Now, onto Cheadle. Rhodey is stealth my favorite MCU character. I don’t know when it happened or how, but I always think, “Oh, yay! Rhodey’s in this one!” whenever he pops up. Terrance Howard did a good job with the character, but Don Cheadle explodes with him. Part of it is the chemistry with RDJ, but part of it is also just, buying him as an authority more. He’s in control of a room the minute he walks in.

And then there’s Natasha. Wonderful, wonderful, Natasha Romanoff. She doesn’t get a lot to do here, but she does get a “hallway fight,” which of course later became a staple of Marvel/Netflix. (It’s not a one take, but it still smells like one. It’s the fritatta to the hallway fight’s omelette.)

But the most important parts of Iron Man 2, are the things that the MCU takes a lot of heat for in it’s later installments, is that this one doesn’t really work as a movie on it’s own, just a piece of the bigger whole. (Age of Ultron also gets bogged down in this.)

Next week we’ll talk about Thor and Captain America: The First Avenger, I’ll think about graduating college a whole bunch, and Phase I nearly completes.

 

Don’t Be Robin, Be Someone Else

I’m the first to admit that my hype for Titans went from, “THIS IS GOING TO BE GREAT,” to “Oh no,” to “people are saying it’s pretty good and I’m getting DC Universe for Young Justice: Outsiders anyway, so I’ll get around to it.”

Look, that “Fuck Batman,” trailer was rough, no way around it. And I’m still not sold on the designs for Starfire and Beast Boy. And that Donna Troy never suits up is kind of a bummer. (Spoilers, sorry…)

But, Internet Nerds, we have greatly misjudged this show. It’s pretty wonderful. As an adaptation of Teen Titans, it’s only OK, but as a genre show in it’s own right, a version and riff on the concept, it’s good. It’s full of game performances, excellent character work, and a steady build up of suspenseful writing leading to a hell of a cliff hanger.

I’m not going to say it’s the best first season of a live action superhero show. Daredevil season 1 exists after all, but it’s damn sure of it’s self and super entertaining all the way through, which is more than I can say for any other DC TV project from the past 10 years. (I loved the first seasons of The Flash and Supergirl but they still had their bumpy finding their feet moments.)

And it has it’s problems.

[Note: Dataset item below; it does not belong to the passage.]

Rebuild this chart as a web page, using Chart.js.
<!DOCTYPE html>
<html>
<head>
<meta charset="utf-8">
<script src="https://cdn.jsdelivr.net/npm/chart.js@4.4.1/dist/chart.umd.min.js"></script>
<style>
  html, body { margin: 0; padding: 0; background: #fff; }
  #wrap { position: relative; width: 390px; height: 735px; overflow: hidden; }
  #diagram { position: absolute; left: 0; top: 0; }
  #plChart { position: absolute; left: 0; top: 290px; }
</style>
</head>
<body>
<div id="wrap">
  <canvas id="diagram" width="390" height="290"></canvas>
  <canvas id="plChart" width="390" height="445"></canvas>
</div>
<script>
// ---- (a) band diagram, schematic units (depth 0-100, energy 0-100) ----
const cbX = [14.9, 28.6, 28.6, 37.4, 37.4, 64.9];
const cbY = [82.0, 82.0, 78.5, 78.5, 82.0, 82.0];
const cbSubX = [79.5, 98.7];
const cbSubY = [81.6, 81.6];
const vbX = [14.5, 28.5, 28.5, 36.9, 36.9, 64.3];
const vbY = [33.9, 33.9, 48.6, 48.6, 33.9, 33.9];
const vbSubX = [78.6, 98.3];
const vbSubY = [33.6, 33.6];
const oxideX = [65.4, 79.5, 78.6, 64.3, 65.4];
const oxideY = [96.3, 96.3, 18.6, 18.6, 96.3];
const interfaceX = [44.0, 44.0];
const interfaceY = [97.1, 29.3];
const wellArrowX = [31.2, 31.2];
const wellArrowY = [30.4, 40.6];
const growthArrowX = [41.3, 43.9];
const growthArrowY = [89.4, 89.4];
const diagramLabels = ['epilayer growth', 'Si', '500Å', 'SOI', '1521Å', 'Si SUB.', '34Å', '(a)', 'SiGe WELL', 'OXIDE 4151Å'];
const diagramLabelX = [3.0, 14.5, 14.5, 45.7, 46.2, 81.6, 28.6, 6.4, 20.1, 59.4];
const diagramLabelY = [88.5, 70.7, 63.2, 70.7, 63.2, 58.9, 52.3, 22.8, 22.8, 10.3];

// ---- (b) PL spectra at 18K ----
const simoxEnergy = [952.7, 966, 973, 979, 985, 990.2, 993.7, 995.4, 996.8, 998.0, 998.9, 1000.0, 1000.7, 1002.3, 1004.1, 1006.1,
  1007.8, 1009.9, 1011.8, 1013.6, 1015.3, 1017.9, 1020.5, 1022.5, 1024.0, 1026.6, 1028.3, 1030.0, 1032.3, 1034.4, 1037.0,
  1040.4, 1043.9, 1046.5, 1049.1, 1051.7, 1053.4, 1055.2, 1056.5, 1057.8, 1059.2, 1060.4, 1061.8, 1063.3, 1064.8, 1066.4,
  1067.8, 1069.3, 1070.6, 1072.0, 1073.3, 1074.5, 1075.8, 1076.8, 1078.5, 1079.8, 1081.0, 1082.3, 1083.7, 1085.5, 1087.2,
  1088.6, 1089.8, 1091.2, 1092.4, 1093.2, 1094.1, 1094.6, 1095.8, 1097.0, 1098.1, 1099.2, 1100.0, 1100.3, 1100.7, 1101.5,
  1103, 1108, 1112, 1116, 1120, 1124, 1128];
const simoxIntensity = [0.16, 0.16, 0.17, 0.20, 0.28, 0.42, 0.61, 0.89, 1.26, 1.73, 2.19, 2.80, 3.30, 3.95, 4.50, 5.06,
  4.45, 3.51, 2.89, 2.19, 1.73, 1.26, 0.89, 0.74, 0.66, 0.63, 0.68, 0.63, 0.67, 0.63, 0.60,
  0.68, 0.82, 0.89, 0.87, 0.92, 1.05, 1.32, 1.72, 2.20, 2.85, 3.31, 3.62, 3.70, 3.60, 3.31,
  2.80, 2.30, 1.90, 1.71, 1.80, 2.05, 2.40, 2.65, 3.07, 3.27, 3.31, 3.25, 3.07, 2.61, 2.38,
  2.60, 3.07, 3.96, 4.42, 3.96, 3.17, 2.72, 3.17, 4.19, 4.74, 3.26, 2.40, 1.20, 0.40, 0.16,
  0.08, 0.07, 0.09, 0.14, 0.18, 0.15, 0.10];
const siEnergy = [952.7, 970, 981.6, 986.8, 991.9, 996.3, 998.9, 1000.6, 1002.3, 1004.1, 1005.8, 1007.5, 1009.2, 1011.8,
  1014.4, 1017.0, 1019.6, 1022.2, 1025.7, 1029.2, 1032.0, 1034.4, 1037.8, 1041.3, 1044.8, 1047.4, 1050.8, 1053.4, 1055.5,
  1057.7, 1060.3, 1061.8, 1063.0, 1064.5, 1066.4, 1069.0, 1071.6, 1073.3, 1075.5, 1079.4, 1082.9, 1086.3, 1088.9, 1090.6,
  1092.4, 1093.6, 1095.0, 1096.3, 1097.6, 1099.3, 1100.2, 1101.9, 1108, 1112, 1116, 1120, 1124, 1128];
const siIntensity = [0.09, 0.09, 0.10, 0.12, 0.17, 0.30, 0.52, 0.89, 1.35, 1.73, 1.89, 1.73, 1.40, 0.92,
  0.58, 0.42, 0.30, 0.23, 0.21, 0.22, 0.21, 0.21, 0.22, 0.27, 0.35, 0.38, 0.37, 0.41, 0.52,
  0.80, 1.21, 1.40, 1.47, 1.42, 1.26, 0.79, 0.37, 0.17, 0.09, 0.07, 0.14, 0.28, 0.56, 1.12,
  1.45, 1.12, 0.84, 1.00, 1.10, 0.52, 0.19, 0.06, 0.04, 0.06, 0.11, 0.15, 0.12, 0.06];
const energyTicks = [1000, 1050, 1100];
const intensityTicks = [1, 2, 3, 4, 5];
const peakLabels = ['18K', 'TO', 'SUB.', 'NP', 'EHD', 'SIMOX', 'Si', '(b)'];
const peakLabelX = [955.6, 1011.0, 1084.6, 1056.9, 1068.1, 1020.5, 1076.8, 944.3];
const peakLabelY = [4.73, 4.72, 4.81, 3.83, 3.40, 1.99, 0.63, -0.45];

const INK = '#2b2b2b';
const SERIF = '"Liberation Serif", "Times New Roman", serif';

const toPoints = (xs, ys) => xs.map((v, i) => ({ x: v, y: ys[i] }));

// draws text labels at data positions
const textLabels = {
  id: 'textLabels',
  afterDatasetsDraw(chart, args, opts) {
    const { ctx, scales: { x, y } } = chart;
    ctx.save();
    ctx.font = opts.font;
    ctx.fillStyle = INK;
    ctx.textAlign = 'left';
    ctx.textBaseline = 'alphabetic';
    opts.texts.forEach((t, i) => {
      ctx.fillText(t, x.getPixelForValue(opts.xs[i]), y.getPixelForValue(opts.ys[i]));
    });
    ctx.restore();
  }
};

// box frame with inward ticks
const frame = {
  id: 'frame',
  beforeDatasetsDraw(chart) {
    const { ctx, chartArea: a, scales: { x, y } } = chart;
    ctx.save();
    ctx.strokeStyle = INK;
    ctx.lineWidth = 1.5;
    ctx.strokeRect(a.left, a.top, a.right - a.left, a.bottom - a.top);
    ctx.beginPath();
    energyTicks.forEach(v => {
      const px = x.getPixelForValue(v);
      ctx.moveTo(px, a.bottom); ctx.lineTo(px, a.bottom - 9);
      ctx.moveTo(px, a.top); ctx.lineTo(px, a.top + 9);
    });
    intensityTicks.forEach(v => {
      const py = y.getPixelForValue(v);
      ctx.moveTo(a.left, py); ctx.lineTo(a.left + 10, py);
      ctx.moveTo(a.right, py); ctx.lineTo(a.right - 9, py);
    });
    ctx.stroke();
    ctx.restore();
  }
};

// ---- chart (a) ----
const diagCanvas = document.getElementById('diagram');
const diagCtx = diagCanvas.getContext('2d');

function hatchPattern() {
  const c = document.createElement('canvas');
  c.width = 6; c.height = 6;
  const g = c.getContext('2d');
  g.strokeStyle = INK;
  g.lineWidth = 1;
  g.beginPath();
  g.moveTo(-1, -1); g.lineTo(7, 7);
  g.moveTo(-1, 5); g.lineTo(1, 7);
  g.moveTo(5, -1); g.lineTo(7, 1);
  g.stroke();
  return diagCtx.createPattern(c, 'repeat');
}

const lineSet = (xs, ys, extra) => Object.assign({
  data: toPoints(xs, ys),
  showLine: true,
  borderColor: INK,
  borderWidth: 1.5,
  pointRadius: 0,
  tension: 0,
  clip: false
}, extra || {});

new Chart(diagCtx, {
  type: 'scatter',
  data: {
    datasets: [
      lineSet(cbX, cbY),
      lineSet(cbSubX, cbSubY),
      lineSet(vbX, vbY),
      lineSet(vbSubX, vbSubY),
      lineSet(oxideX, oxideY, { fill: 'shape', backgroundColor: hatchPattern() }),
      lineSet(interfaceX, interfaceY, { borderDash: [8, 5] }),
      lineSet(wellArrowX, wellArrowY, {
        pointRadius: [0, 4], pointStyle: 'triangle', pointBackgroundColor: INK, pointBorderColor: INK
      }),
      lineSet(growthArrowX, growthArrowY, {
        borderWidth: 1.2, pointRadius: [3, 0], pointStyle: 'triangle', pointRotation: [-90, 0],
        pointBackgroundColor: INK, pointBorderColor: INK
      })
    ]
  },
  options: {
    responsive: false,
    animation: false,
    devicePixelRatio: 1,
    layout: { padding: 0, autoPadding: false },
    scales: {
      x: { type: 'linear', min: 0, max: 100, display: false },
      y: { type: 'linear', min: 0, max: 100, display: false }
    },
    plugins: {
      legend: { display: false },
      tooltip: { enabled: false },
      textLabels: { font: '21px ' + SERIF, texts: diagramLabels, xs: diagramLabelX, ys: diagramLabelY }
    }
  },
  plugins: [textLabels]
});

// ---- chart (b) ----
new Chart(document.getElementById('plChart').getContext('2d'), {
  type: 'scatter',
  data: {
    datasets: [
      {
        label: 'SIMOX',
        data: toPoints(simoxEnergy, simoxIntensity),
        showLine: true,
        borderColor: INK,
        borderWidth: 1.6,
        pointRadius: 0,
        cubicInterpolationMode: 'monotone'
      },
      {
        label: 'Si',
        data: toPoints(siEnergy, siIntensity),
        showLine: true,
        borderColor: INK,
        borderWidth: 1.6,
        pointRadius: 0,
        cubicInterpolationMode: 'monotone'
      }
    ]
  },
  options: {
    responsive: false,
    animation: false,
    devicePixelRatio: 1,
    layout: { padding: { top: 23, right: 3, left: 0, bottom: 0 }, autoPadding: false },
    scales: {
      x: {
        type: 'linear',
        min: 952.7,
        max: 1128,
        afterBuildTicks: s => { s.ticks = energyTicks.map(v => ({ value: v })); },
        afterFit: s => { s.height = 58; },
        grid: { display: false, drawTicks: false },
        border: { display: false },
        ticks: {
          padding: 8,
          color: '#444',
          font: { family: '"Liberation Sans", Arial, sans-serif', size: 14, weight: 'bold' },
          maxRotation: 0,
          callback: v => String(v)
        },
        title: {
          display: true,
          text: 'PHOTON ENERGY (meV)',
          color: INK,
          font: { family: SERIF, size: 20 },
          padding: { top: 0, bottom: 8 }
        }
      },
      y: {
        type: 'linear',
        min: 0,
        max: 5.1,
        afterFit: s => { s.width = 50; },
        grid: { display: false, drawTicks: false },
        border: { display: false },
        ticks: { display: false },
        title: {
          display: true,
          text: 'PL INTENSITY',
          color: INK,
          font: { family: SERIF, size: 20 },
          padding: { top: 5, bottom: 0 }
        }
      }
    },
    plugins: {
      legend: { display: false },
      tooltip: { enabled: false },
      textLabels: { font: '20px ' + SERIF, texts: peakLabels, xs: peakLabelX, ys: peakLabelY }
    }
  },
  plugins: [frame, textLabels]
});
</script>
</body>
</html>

The costume designs really are awful. Minka Kelly’s wig as Dove is one for the DCTV bad wig hall of fame. Geoff Johns seems a little too happy to drop the F-bomb. It’s refreshing that the young heroes actually talk like young people, but it’s also, you know, kind of heavy handed at times. The FX are laughably bad at points. The violence is a lot, but not unexamined. I was mostly concerned about this from the perspective of Dick.

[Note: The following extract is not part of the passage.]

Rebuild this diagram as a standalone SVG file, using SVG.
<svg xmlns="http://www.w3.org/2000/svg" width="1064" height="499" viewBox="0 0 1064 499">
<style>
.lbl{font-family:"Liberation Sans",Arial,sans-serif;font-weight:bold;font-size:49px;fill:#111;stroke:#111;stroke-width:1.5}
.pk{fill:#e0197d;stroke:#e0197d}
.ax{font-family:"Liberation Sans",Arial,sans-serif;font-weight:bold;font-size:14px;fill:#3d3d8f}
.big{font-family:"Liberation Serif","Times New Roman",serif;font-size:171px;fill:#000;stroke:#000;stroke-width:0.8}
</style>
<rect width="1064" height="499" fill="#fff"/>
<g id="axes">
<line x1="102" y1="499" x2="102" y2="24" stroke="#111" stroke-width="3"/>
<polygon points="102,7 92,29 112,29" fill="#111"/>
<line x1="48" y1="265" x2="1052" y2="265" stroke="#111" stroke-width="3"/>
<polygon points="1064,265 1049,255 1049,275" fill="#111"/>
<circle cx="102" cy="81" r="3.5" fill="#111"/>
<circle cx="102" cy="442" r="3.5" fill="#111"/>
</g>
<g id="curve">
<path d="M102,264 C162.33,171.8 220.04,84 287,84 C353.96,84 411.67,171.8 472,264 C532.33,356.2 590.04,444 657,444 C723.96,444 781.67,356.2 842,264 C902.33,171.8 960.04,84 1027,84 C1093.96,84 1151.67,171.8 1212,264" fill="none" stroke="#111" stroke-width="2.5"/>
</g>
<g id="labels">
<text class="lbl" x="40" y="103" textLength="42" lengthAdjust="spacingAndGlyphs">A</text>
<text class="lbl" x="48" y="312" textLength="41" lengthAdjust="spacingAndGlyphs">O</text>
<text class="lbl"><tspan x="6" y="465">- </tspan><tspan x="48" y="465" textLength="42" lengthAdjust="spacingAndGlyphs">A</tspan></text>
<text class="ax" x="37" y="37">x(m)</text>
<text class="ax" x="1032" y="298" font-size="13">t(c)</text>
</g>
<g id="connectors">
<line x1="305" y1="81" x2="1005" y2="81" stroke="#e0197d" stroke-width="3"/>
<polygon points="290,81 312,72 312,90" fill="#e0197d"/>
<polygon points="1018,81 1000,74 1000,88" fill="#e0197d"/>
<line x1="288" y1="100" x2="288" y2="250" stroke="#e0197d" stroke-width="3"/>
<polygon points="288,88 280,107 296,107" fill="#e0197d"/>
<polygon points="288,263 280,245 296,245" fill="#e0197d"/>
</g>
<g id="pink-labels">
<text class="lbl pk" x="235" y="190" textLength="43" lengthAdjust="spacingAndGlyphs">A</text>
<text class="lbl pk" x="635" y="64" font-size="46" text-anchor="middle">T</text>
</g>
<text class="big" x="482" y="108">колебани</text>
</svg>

Kori and Rachel (Raven) being more violent is consistent. Starfire, being an alien and all, has different values about life than humans do. Raven’s powers are all about darkness and containing bursts of violence. Titans examines both of these perspectives, Rachel desperately trying to contain her power, and Kori accepting it as a part of herself.

Dick though, it’s handled masterfully. The show begins by showing it’s been a year since he walked away from being Batman’s partner, because he felt himself losing control. But he’s basically addicted to the violence, and he’s not happy about it. The entire season and his entire arc (and the show really does belong the Brenton Thwaites) is him grappling with this side of himself. He knows he can’t really be Robin anymore, but he doesn’t know how to deal with this any other way.

This all really hits home in two episodes, which are easily my favorites, episode 6, “Jason Todd,” and Episode 8, “Donna Troy.” Jason, a year into his tenure as Robin is eager and excited to spend time with his predecessor. Dick is mostly annoyed by Jason’s, well, Jason-ness (Seriously, he’s perfect.), Bruce’s seeming trust of his new partner, (“You’re allowed to drive the Batmobile?”) and most especially, the kid’s sanity and safety. I burst into tears when Dick warned Jason, “the cost is too great.” THEY DON’T EVEN KNOW  THE COST YET! Even in Dick’s “darkest timeline,” created in his mind by Trigon in the finale, Jason is paralyzed, not brutally murdered, then resurrected and insane. (This show is uniquely well set up to do Red Hood as a storyline though.)

“Donna Troy,” meanwhile, just made me gloriously happy as a Dick Grayson fan. Donna’s retired from being Wonder Girl, but she’s still doing her part, and working as a photographer. Dick goes to see her, they talk a lot, there’s a really good flashback to when they were kids where she gives him a pep talk and there’s also a scene where they go to a party and Dick babbles like an idiot to some unsuspecting friends of hers. He says things like, “my dad used to work with her mom sometimes.” (STAHP! MY FANGIRL INSIDES CANNOT HANDLE IT) She says things like, “Wonder Woman was created to protect the innocent, Batman to punish the guilty.” They giggle and do backflips, they track down some big game poachers. They drink beers and confide. This is a very good depiction of friendship between superheroes.

Also, Donna continues to be awesome throughout her run on the show.

So, to recap, things that Titans isn’t great on

  • Design – It’s an ugly show. That can be improved as we move forward though. I also did like Jason’s Robin suit.
  • Effects – They’re groan worthy in places, but again, now that it’s a hit (apparently? Streaming’s weird that way) maybe they’ll get a budget increase to help with that.
  • Tone – Scale back on the angst a bit, it worked but tipped too far a few times

Things that are good

  • Characters & Writing – Everything’s consistent and well thought out.
  • Violence – It’s a violent show, but it actually grapples with that violence. Which is a nice change of pace.
  • Dick Grayson – Seriously, this is a very good version of this character. Who I love. Kind of a lot.